We hope that people will just sit in their cars, at home, wherever. That really is the whole point of what we’re doing. But, the reality is that most people won’t. We all know people that have had more success starting an exercise program when they joined a gym then when they tried doing it at home by themselves. (I’m one of them!) We provide a structure for comfortable, quiet space. This place also gives people the opportunity to establish a regular habit around others who have the same commitment to sitting still. We scout cool locations all over town to find businesses that support this as well. It’s the combined intention of all these folks coming together to invest in each other that makes it so powerful.

How much does it cost to for one hour of CITYSIT: Urban Silence?

It ranges anywhere from $3 to $9 depending if you choose a one-time event where you just show up, if you pre-register, buy a session pass or an annual passport. If you become a member you get discounts and support the outreach work we do with non-profit organizations. No matter how you participate you are always one of our silent partners.

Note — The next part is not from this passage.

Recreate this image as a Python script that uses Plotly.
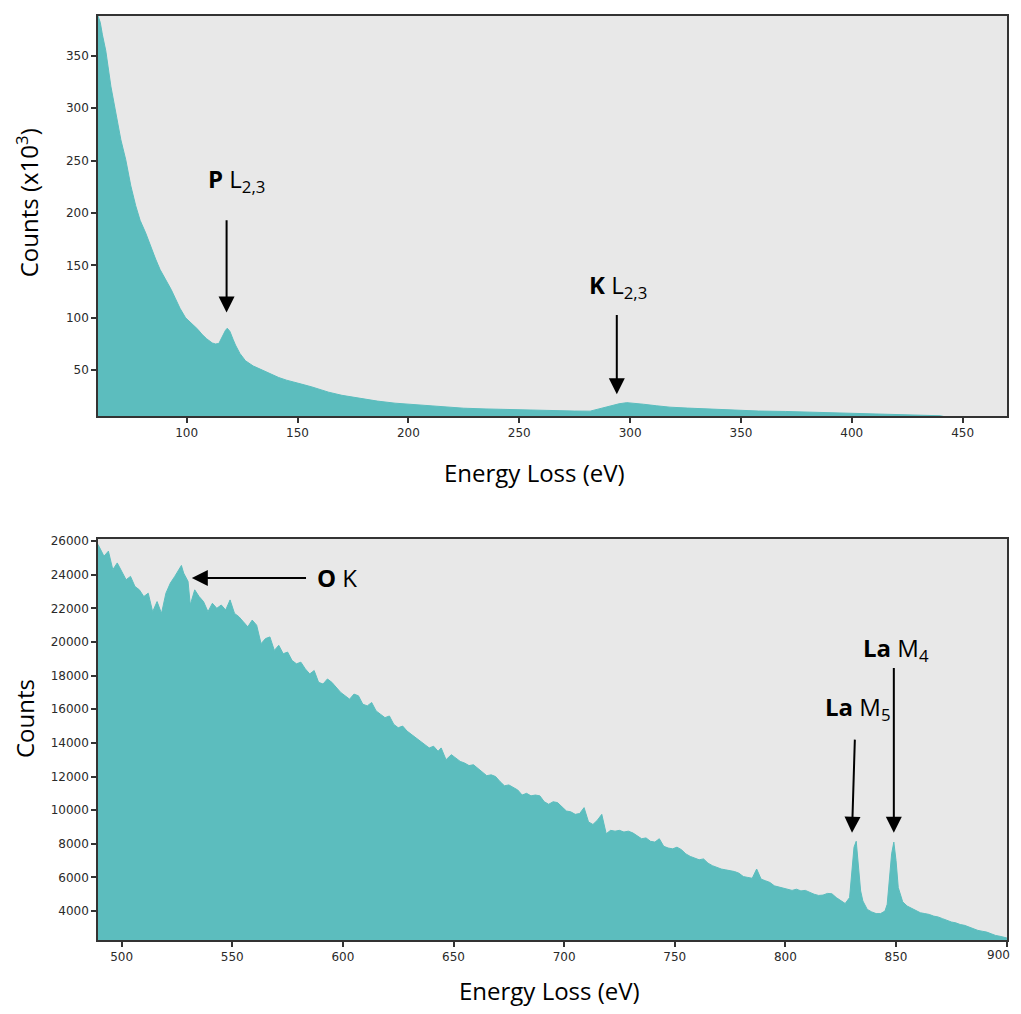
import plotly.graph_objects as go
from plotly.subplots import make_subplots

# ---------------- data ----------------
# Top spectrum: energy loss (eV) and counts (x10^3)
top_energy = [60, 61, 62, 63.5, 65.8, 68, 70.3, 72.5, 74.8, 77, 79, 81.5, 84, 86, 88, 90.5,
              93, 95, 97, 99.5, 101, 102.5, 105, 107, 109, 111.5, 113, 114.5, 116, 117.5,
              118.3, 119.5, 121, 122, 124, 126.5, 130, 134, 138, 141.5, 145, 149, 153,
              156.5, 160, 164, 170, 179, 186, 194, 200, 207, 215, 225, 235, 245, 255, 265,
              275, 282, 285, 288, 292, 295, 298.5, 302, 306, 312, 318, 326, 334, 340, 347,
              358, 370, 380, 388, 398, 408, 416, 425, 432, 436, 440, 443, 470]
top_counts = [388, 382, 370, 355, 321, 295, 270, 251, 226, 207, 193, 181, 166, 156, 146, 137,
              127, 118, 109, 100, 97, 94, 89, 84, 80, 76, 75, 75.5, 82, 88,
              90, 87, 79, 74, 66, 59, 54, 50, 46, 43, 40.5, 38.5, 36,
              34, 31.5, 29, 26, 22.6, 20.5, 18.5, 17.5, 16, 14.7, 13.7, 13, 12.4, 12, 11.5,
              11, 10.9, 12.5, 14.7, 16.5, 17.9, 19, 18.5, 17.5, 16, 14.7, 13.8, 13.1, 12.3, 11.6,
              11, 10.6, 10, 9.3, 8.8, 8.3, 8, 7.4, 7, 6.8, 6.5, 5, 5]

# Bottom spectrum: energy loss (eV) and counts
bot_energy = [489.3, 492, 494, 496, 498, 500, 502, 504, 506, 508, 510, 512, 514, 516, 518, 520,
              522, 524, 526, 527, 528, 530, 531, 533, 535, 537, 539, 541, 543, 545, 547, 549,
              551, 553, 555, 557, 559, 561, 563, 565, 567, 569, 571, 573, 575, 577, 579, 581,
              583, 585, 587, 589, 591, 593, 595, 597, 599, 601, 603, 605, 607, 609, 611, 613,
              615, 617, 619, 621, 623, 625, 627, 629, 631, 633, 635, 637, 639, 641, 643, 644.4,
              646.6, 649, 651, 653, 655, 657, 659, 661, 663, 665, 667, 669, 671, 673, 675, 677,
              679, 681, 683, 685, 687, 689, 691, 693, 695, 697, 699, 701, 703, 705, 707, 709,
              711, 713, 715, 717, 719, 721, 723, 725, 727, 729, 731, 733, 735, 737, 739, 741,
              743, 745, 747, 749, 751, 753, 755, 757, 759, 761, 763, 765, 767, 769, 771, 773,
              775, 777, 779, 781, 783, 785, 787, 789, 791, 793, 795, 797, 799, 801, 803, 805,
              807, 809, 811, 813, 815, 817, 819, 821, 823, 825, 827, 829, 830, 831, 832, 833,
              834, 835, 837, 839, 841, 843, 845, 846, 847, 848, 849, 850, 851, 853, 855, 857,
              859, 861, 863, 865, 867, 869, 871, 873, 875, 877, 879, 881, 883, 885, 887, 889,
              891, 893, 895, 897, 899, 900.1]
bot_counts = [25800, 25100, 25400, 24300, 24700, 24200, 23700, 23900, 23300, 23100, 22700, 22900,
              21800, 22400, 21700, 22900, 23500, 23900, 24300, 24550, 24100, 23600, 22200, 23100,
              22700, 22400, 21800, 22300, 22000, 22200, 21900, 22500, 21700, 21500, 21200, 20900,
              21300, 21000, 19900, 20200, 20300, 19500, 19800, 19300, 19400, 18900, 18700, 18800,
              18400, 18100, 18300, 17600, 17500, 17800, 17600, 17300, 17000, 16800, 16600, 16900,
              16800, 16300, 16200, 16400, 15900, 15700, 15500, 15600, 15100, 14900, 15000, 14700,
              14500, 14300, 14100, 13900, 13700, 13800, 13500, 13700, 13000, 13300, 13100, 12900,
              12800, 12650, 12700, 12500, 12300, 12050, 12100, 12000, 11700, 11450, 11500, 11350,
              11200, 10900, 11000, 10850, 10900, 10850, 10500, 10350, 10500, 10450, 10200, 9950,
              9900, 9750, 9800, 10150, 9300, 9150, 9400, 9750, 8600, 8800, 8750, 8800,
              8700, 8750, 8650, 8450, 8300, 8350, 8150, 8100, 8300, 7850, 7750, 7700,
              7800, 7650, 7400, 7250, 7150, 7050, 7100, 6850, 6700, 6600, 6500, 6450,
              6420, 6350, 6250, 6050, 6000, 5950, 6500, 5900, 5800, 5700, 5500, 5430,
              5350, 5300, 5230, 5300, 5200, 5230, 5100, 5000, 4930, 4950, 5050, 5030,
              4800, 4600, 4450, 4800, 6500, 7800, 8150, 6800, 5200, 4600, 4100, 3950,
              3850, 3850, 4000, 4400, 5800, 7400, 8100, 7000, 5400, 4550, 4300, 4150,
              4050, 3900, 3850, 3800, 3700, 3650, 3550, 3450, 3350, 3300, 3200, 3150,
              3050, 2950, 2850, 2800, 2750, 2650, 2550, 2500, 2430, 2400]

top_xticks = [100, 150, 200, 250, 300, 350, 400, 450]
top_yticks = [50, 100, 150, 200, 250, 300, 350]
bot_xticks = [500, 550, 600, 650, 700, 750, 800, 850, 900]
bot_yticks = list(range(4000, 26001, 2000))

# ---------------- figure ----------------
FILL = "#5CBDBE"
BG = "#E8E8E8"
AXC = "#333333"
TEXTFONT = "Open Sans"
TICKFONT = dict(family="DejaVu Sans", size=12, color="#2a2a2a")

fig = make_subplots(rows=2, cols=1)

fig.add_trace(go.Scatter(x=top_energy, y=top_counts, mode="lines", fill="tozeroy",
                         fillcolor=FILL, line=dict(color=FILL, width=1), showlegend=False),
              row=1, col=1)
fig.add_trace(go.Scatter(x=bot_energy, y=bot_counts, mode="lines", fill="tozeroy",
                         fillcolor=FILL, line=dict(color=FILL, width=1), showlegend=False),
              row=2, col=1)

axis_common = dict(showgrid=False, zeroline=False, showline=True, mirror=True,
                   linecolor=AXC, linewidth=1.5, ticks="outside", ticklen=5,
                   tickwidth=1.5, tickcolor=AXC, tickfont=TICKFONT)

fig.update_xaxes(range=[60, 470], tickvals=top_xticks, row=1, col=1, **axis_common)
fig.update_yaxes(range=[6, 388], tickvals=top_yticks, row=1, col=1, **axis_common)
fig.update_xaxes(range=[489.3, 900.15], tickvals=bot_xticks, row=2, col=1, **axis_common)
fig.update_yaxes(range=[2280, 26140], tickvals=bot_yticks, tickformat="d",
                 row=2, col=1, **axis_common)

# page has an 8px body margin: compensate so the plot boxes land where the reference has them
fig.update_layout(
    width=1005, height=998,
    margin=dict(l=90, r=5, t=4, b=66),
    paper_bgcolor="white",
    plot_bgcolor=BG,
    showlegend=False,
)
fig.layout.yaxis.domain = [0.5668, 1.0]
fig.layout.yaxis2.domain = [0.0, 0.4343]
fig.layout.xaxis.domain = [0, 1]
fig.layout.xaxis2.domain = [0, 1]

ann = []
# last tick label of the lower x axis (would be hidden at the page edge otherwise)
ann.append(dict(text=str(bot_xticks[-1]), x=(1013 - 98) / 910, y=(940 - 955) / 928,
                xref="paper", yref="paper", showarrow=False, font=TICKFONT,
                xanchor="right", yanchor="middle"))
# axis titles
title_font = dict(family=TEXTFONT, size=24, color="black")
ann.append(dict(text="Energy Loss (eV)", x=(535 - 98) / 910, y=(940 - 470) / 928,
                xref="paper", yref="paper", showarrow=False, font=title_font,
                xanchor="center", yanchor="middle"))
ann.append(dict(text="Energy Loss (eV)", x=(550 - 98) / 910, y=(940 - 991) / 928,
                xref="paper", yref="paper", showarrow=False, font=title_font,
                xanchor="center", yanchor="middle"))
ann.append(dict(text="Counts (x10<sup>3</sup>)", x=(27 - 98) / 910, y=(940 - 200) / 928,
                xref="paper", yref="paper", showarrow=False, font=title_font,
                textangle=-90, xanchor="center", yanchor="middle"))
ann.append(dict(text="Counts", x=(25 - 98) / 910, y=(940 - 718) / 928,
                xref="paper", yref="paper", showarrow=False, font=title_font,
                textangle=-90, xanchor="center", yanchor="middle"))

label_font = dict(family=TEXTFONT, size=24, color="black")
# edge labels
ann.append(dict(text="<b>P</b> L<sub>2,3</sub>", x=122.5, y=231.5, xref="x", yref="y",
                showarrow=False, font=label_font))
ann.append(dict(text="<b>K</b> L<sub>2,3</sub>", x=294.4, y=130.7, xref="x", yref="y",
                showarrow=False, font=label_font))
ann.append(dict(text="<b>O</b> K", x=597.4, y=23810, xref="x2", yref="y2",
                showarrow=False, font=label_font))
ann.append(dict(text="<b>La</b> M<sub>5</sub>", x=833, y=16060, xref="x2", yref="y2",
                showarrow=False, font=label_font))
ann.append(dict(text="<b>La</b> M<sub>4</sub>", x=850.1, y=19610, xref="x2", yref="y2",
                showarrow=False, font=label_font))

# arrows
arrow_style = dict(text="", showarrow=True, arrowhead=2, arrowsize=1.6, arrowwidth=2,
                   arrowcolor="black", standoff=0, startstandoff=0)
ann.append(dict(x=118, y=105, ax=118, ay=194.4, xref="x", yref="y", axref="x", ayref="y",
                **arrow_style))
ann.append(dict(x=294, y=27, ax=294, ay=104, xref="x", yref="y", axref="x", ayref="y",
                **arrow_style))
ann.append(dict(x=531.7, y=23810, ax=584, ay=23810, xref="x2", yref="y2", axref="x2",
                ayref="y2", **arrow_style))
ann.append(dict(x=830.1, y=8663, ax=831.4, ay=14284, xref="x2", yref="y2", axref="x2",
                ayref="y2", **arrow_style))
ann.append(dict(x=849, y=8663, ax=849, ay=18545, xref="x2", yref="y2", axref="x2",
                ayref="y2", **arrow_style))

fig.update_layout(annotations=ann)

fig.write_html("out.html")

For those of us who want a little more CITYSIT, tell us what CITYCAMP is all about.

CITYCAMP is for people that want to explore silent territory in either half or full day weekend programs. We sit in intervals throughout the day that gradually increase in length. In between each sit, we send you out in groups or individually to the urban landscape to use these observing skills and report back. Sometimes this looks like a scavenger hunt, a photo shoot, a street interview, etc. When we come back together we sit some more and then assemble all of the information as a group creative project. The result is a “souvenir” that each person will take with them to remember their experience.

I remember you saying that your CITYSIT team can also be hired out for offices or homes, to help create more peaceful atmospheres. Give us an example of how you might restore peace to a particularly cacophonous space?

First, we do a couple of activities with the person to have them experience the level of “noise” in the current space and create a list of intentions for the new space. Noise can be created by clutter, technology, circulation patterns, functional issues, etc. If there is a lot of clutter we remove it, or repurpose it. Sometimes people are comforted by the things they collect. So, it’s often a challenge for them to let go of it. We bring common sense, clarity, and a sense of humor to this process. We clear the space, prepare it, then thoughtfully select the items, colors, textures, and furnishings that go back into it based on the information we gathered at the beginning. We can create quiet space in a tiny corner or a whole building.

Tomorrow, you'll be following the 20-minute CITYSIT with music and art. Tell us about these folks?

The art installation is really created by the public. We’ve set the scene with eight 300lb blocks of ice that create the circle where the chairs will be placed. The water that will be collected throughout day as the ice thaws is symbolically represented in 182 preserve jars that line the candlelit store front window. These jars were found discarded on a lawn of a house that we tore down in East Austin. They were originally part of another exhibit on the East Austin studio tour a couple of years ago. We’ve also used that recycled lumber from the home to create the bases for the ice blocks. After sitting quietly, each person will be adding something to each of these vessels that will represent their participation in the silence. We don’t want to give away too much. It’s an easy activity that takes a few moments and is a simple gesture that speaks volumes.

Then, we’ll end the day with a completely unplugged performance by Mother Falcon. We chose this group because of their youthful exuberance, amazing collaboration (8-12 talented musicians) and orchestra instruments. We think the strings will sound great in this concrete space! Their brand of baroque pop music is garnering a huge following around town. Here’s a link to a recent review in the Austin Chronicle, and their MySpace page.

Thanks for joining us on Austin Eavesdropper, Molly Beth!